> EXERCISE INSTRUCTIONS
Your copy of the material must match it exactly, except that pictures are dropped.

━━━ SOURCE MATERIAL ━━━

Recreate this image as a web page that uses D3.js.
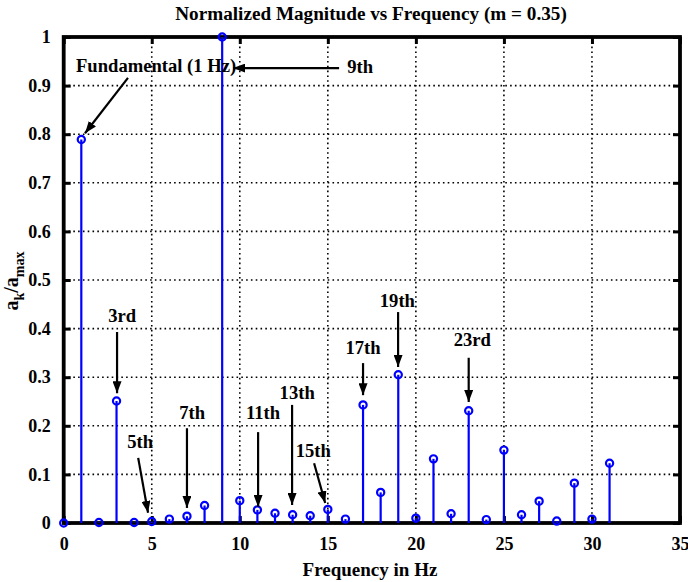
<!DOCTYPE html>
<html><head><meta charset="utf-8">
<script src="https://cdn.jsdelivr.net/npm/d3@7"></script>
<style>
html,body{margin:0;padding:0;background:#fff;}
text{font-family:"Liberation Serif","Times New Roman",serif;font-weight:bold;fill:#000;}
</style></head>
<body><svg id="c" width="688" height="582"></svg>
<script>
// ---- data ----
const freqs = [0,1,2,3,4,5,6,7,8,9,10,11,12,13,14,15,16,17,18,19,20,21,22,23,24,25,26,27,28,29,30,31];
const mags  = [0,0.789,0.001,0.251,0.001,0.003,0.008,0.014,0.036,1.0,0.046,0.027,0.020,0.017,0.015,0.028,0.008,0.243,0.063,0.305,0.010,0.132,0.019,0.231,0.007,0.150,0.017,0.045,0.004,0.082,0.008,0.123];
const xTicks = [0,5,10,15,20,25,30,35];
const yTicks = [0,0.1,0.2,0.3,0.4,0.5,0.6,0.7,0.8,0.9,1];
const yTickLabels = ["0","0.1","0.2","0.3","0.4","0.5","0.6","0.7","0.8","0.9","1"];
const annLabels = ["Fundamental (1 Hz)","9th","3rd","5th","7th","11th","13th","15th","17th","19th","23rd"];
const annTextX  = [0.70,16.1,3.32,4.34,7.29,11.32,13.26,14.17,17.0,18.95,23.2];
const annTextY  = [0.928,0.926,0.414,0.154,0.214,0.214,0.255,0.136,0.348,0.444,0.364];
const annAnchor = ["start","start","middle","middle","middle","middle","middle","middle","middle","middle","middle"];
const arrX0 = [3.65,15.64,3.03,4.23,7.0,11.04,12.97,14.22,17.0,18.99,23.0];
const arrY0 = [0.916,0.936,0.393,0.134,0.195,0.187,0.243,0.123,0.329,0.434,0.340];
const arrX1 = [1.21,9.62,3.03,4.79,7.0,11.04,12.97,14.85,17.0,18.99,23.0];
const arrY1 = [0.802,0.936,0.267,0.021,0.031,0.033,0.037,0.041,0.263,0.321,0.249];
const title = "Normalized Magnitude vs Frequency (m = 0.35)";
const xLabel = "Frequency in Hz";

// ---- layout ----
const L = 63.7, R = 680, T = 37, B = 523;
const x = d3.scaleLinear().domain([0,35]).range([L,R]);
const y = d3.scaleLinear().domain([0,1]).range([B,T]);
const svg = d3.select("#c");

svg.append("defs").append("marker")
  .attr("id","ah").attr("markerUnits","userSpaceOnUse")
  .attr("viewBox","0 0 12 9").attr("refX",12).attr("refY",4.5)
  .attr("markerWidth",12).attr("markerHeight",9).attr("orient","auto")
  .append("path").attr("d","M0,0 L12,4.5 L0,9 Z").attr("fill","#000");

// grid
const g = svg.append("g");
g.selectAll(".gx").data(xTicks.filter(d=>d>0&&d<35)).enter().append("line")
  .attr("x1",d=>x(d)).attr("x2",d=>x(d)).attr("y1",T).attr("y2",B)
  .attr("stroke","#000").attr("stroke-width",1.6).attr("stroke-dasharray","1.6,3.2");
g.selectAll(".gy").data(yTicks.filter(d=>d>0&&d<1)).enter().append("line")
  .attr("x1",L).attr("x2",R).attr("y1",d=>y(d)).attr("y2",d=>y(d))
  .attr("stroke","#000").attr("stroke-width",1.6).attr("stroke-dasharray","1.6,3.2");

// axes with inward ticks
const axB = d3.axisBottom(x).tickValues(xTicks).tickSize(-7).tickPadding(14).tickFormat(d3.format("d"));
const axT = d3.axisTop(x).tickValues(xTicks).tickSize(-7).tickFormat("");
const axL = d3.axisLeft(y).tickValues(yTicks).tickSize(-7).tickPadding(13).tickFormat((d,i)=>yTickLabels[i]);
const axR = d3.axisRight(y).tickValues(yTicks).tickSize(-7).tickFormat("");
function style(sel){
  sel.select(".domain").remove();
  sel.selectAll(".tick line").attr("stroke","#000").attr("stroke-width",3);
  sel.selectAll(".tick text").attr("font-size",18).attr("fill","#000")
     .style("font-family","'Liberation Serif',serif").style("font-weight","bold");
}
svg.append("g").attr("transform",`translate(0,${B})`).call(axB).call(style);
svg.append("g").attr("transform",`translate(0,${T})`).call(axT).call(style);
svg.append("g").attr("transform",`translate(${L},0)`).call(axL).call(style);
svg.append("g").attr("transform",`translate(${R},0)`).call(axR).call(style);

// stems
const stems = svg.append("g");
const pts = freqs.map((f,i)=>({f, v:mags[i]}));
stems.selectAll("line").data(pts).enter().append("line")
  .attr("x1",d=>x(d.f)).attr("x2",d=>x(d.f)).attr("y1",y(0)).attr("y2",d=>y(d.v))
  .attr("stroke","#0000ff").attr("stroke-width",2.2);

// box
svg.append("rect").attr("x",L).attr("y",T).attr("width",R-L).attr("height",B-T)
  .attr("fill","none").attr("stroke","#000").attr("stroke-width",3.8);

stems.raise();
stems.selectAll("circle").data(pts).enter().append("circle")
  .attr("cx",d=>x(d.f)).attr("cy",d=>y(d.v)).attr("r",3.6)
  .attr("fill","none").attr("stroke","#0000ff").attr("stroke-width",2.2);

// annotations
const ann = svg.append("g");
annLabels.forEach((t,i)=>{
  ann.append("line")
    .attr("x1",x(arrX0[i])).attr("y1",y(arrY0[i]))
    .attr("x2",x(arrX1[i])).attr("y2",y(arrY1[i]))
    .attr("stroke","#000").attr("stroke-width",2.2).attr("marker-end","url(#ah)");
  ann.append("text").attr("x",x(annTextX[i])).attr("y",y(annTextY[i]))
    .attr("text-anchor",annAnchor[i]).attr("font-size",18.6).text(t);
});

// title and labels
svg.append("text").attr("x",371).attr("y",20).attr("text-anchor","middle")
  .attr("font-size",19.2).text(title);
svg.append("text").attr("x",370).attr("y",576).attr("text-anchor","middle")
  .attr("font-size",19).text(xLabel);
const yl = svg.append("text").attr("transform","translate(18,281) rotate(-90)")
  .attr("text-anchor","middle").attr("font-size",20);
yl.append("tspan").text("a");
yl.append("tspan").attr("dy",6).attr("font-size",14).text("k");
yl.append("tspan").attr("dy",-6).text("/a");
yl.append("tspan").attr("dy",6).attr("font-size",14).text("max");
</script></body></html>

━━━

> WRITTEN RESPONSE
Recreate this image as a web page that uses D3.js.
<!DOCTYPE html>
<html><head><meta charset="utf-8">
<script src="https://cdn.jsdelivr.net/npm/d3@7"></script>
<style>
html,body{margin:0;padding:0;background:#fff;}
text{font-family:"Liberation Serif","Times New Roman",serif;font-weight:bold;fill:#000;}
</style></head>
<body><svg id="c" width="688" height="582"></svg>
<script>
// ---- data ----
const freqs = [0,1,2,3,4,5,6,7,8,9,10,11,12,13,14,15,16,17,18,19,20,21,22,23,24,25,26,27,28,29,30,31];
const mags  = [0,0.789,0.001,0.251,0.001,0.003,0.008,0.014,0.036,1.0,0.046,0.027,0.020,0.017,0.015,0.028,0.008,0.243,0.063,0.305,0.010,0.132,0.019,0.231,0.007,0.150,0.017,0.045,0.004,0.082,0.008,0.123];
const xTicks = [0,5,10,15,20,25,30,35];
const yTicks = [0,0.1,0.2,0.3,0.4,0.5,0.6,0.7,0.8,0.9,1];
const yTickLabels = ["0","0.1","0.2","0.3","0.4","0.5","0.6","0.7","0.8","0.9","1"];
const annLabels = ["Fundamental (1 Hz)","9th","3rd","5th","7th","11th","13th","15th","17th","19th","23rd"];
const annTextX  = [0.70,16.1,3.32,4.34,7.29,11.32,13.26,14.17,17.0,18.95,23.2];
const annTextY  = [0.928,0.926,0.414,0.154,0.214,0.214,0.255,0.136,0.348,0.444,0.364];
const annAnchor = ["start","start","middle","middle","middle","middle","middle","middle","middle","middle","middle"];
const arrX0 = [3.65,15.64,3.03,4.23,7.0,11.04,12.97,14.22,17.0,18.99,23.0];
const arrY0 = [0.916,0.936,0.393,0.134,0.195,0.187,0.243,0.123,0.329,0.434,0.340];
const arrX1 = [1.21,9.62,3.03,4.79,7.0,11.04,12.97,14.85,17.0,18.99,23.0];
const arrY1 = [0.802,0.936,0.267,0.021,0.031,0.033,0.037,0.041,0.263,0.321,0.249];
const title = "Normalized Magnitude vs Frequency (m = 0.35)";
const xLabel = "Frequency in Hz";

// ---- layout ----
const L = 63.7, R = 680, T = 37, B = 523;
const x = d3.scaleLinear().domain([0,35]).range([L,R]);
const y = d3.scaleLinear().domain([0,1]).range([B,T]);
const svg = d3.select("#c");

svg.append("defs").append("marker")
  .attr("id","ah").attr("markerUnits","userSpaceOnUse")
  .attr("viewBox","0 0 12 9").attr("refX",12).attr("refY",4.5)
  .attr("markerWidth",12).attr("markerHeight",9).attr("orient","auto")
  .append("path").attr("d","M0,0 L12,4.5 L0,9 Z").attr("fill","#000");

// grid
const g = svg.append("g");
g.selectAll(".gx").data(xTicks.filter(d=>d>0&&d<35)).enter().append("line")
  .attr("x1",d=>x(d)).attr("x2",d=>x(d)).attr("y1",T).attr("y2",B)
  .attr("stroke","#000").attr("stroke-width",1.6).attr("stroke-dasharray","1.6,3.2");
g.selectAll(".gy").data(yTicks.filter(d=>d>0&&d<1)).enter().append("line")
  .attr("x1",L).attr("x2",R).attr("y1",d=>y(d)).attr("y2",d=>y(d))
  .attr("stroke","#000").attr("stroke-width",1.6).attr("stroke-dasharray","1.6,3.2");

// axes with inward ticks
const axB = d3.axisBottom(x).tickValues(xTicks).tickSize(-7).tickPadding(14).tickFormat(d3.format("d"));
const axT = d3.axisTop(x).tickValues(xTicks).tickSize(-7).tickFormat("");
const axL = d3.axisLeft(y).tickValues(yTicks).tickSize(-7).tickPadding(13).tickFormat((d,i)=>yTickLabels[i]);
const axR = d3.axisRight(y).tickValues(yTicks).tickSize(-7).tickFormat("");
function style(sel){
  sel.select(".domain").remove();
  sel.selectAll(".tick line").attr("stroke","#000").attr("stroke-width",3);
  sel.selectAll(".tick text").attr("font-size",18).attr("fill","#000")
     .style("font-family","'Liberation Serif',serif").style("font-weight","bold");
}
svg.append("g").attr("transform",`translate(0,${B})`).call(axB).call(style);
svg.append("g").attr("transform",`translate(0,${T})`).call(axT).call(style);
svg.append("g").attr("transform",`translate(${L},0)`).call(axL).call(style);
svg.append("g").attr("transform",`translate(${R},0)`).call(axR).call(style);

// stems
const stems = svg.append("g");
const pts = freqs.map((f,i)=>({f, v:mags[i]}));
stems.selectAll("line").data(pts).enter().append("line")
  .attr("x1",d=>x(d.f)).attr("x2",d=>x(d.f)).attr("y1",y(0)).attr("y2",d=>y(d.v))
  .attr("stroke","#0000ff").attr("stroke-width",2.2);

// box
svg.append("rect").attr("x",L).attr("y",T).attr("width",R-L).attr("height",B-T)
  .attr("fill","none").attr("stroke","#000").attr("stroke-width",3.8);

stems.raise();
stems.selectAll("circle").data(pts).enter().append("circle")
  .attr("cx",d=>x(d.f)).attr("cy",d=>y(d.v)).attr("r",3.6)
  .attr("fill","none").attr("stroke","#0000ff").attr("stroke-width",2.2);

// annotations
const ann = svg.append("g");
annLabels.forEach((t,i)=>{
  ann.append("line")
    .attr("x1",x(arrX0[i])).attr("y1",y(arrY0[i]))
    .attr("x2",x(arrX1[i])).attr("y2",y(arrY1[i]))
    .attr("stroke","#000").attr("stroke-width",2.2).attr("marker-end","url(#ah)");
  ann.append("text").attr("x",x(annTextX[i])).attr("y",y(annTextY[i]))
    .attr("text-anchor",annAnchor[i]).attr("font-size",18.6).text(t);
});

// title and labels
svg.append("text").attr("x",371).attr("y",20).attr("text-anchor","middle")
  .attr("font-size",19.2).text(title);
svg.append("text").attr("x",370).attr("y",576).attr("text-anchor","middle")
  .attr("font-size",19).text(xLabel);
const yl = svg.append("text").attr("transform","translate(18,281) rotate(-90)")
  .attr("text-anchor","middle").attr("font-size",20);
yl.append("tspan").text("a");
yl.append("tspan").attr("dy",6).attr("font-size",14).text("k");
yl.append("tspan").attr("dy",-6).text("/a");
yl.append("tspan").attr("dy",6).attr("font-size",14).text("max");
</script></body></html>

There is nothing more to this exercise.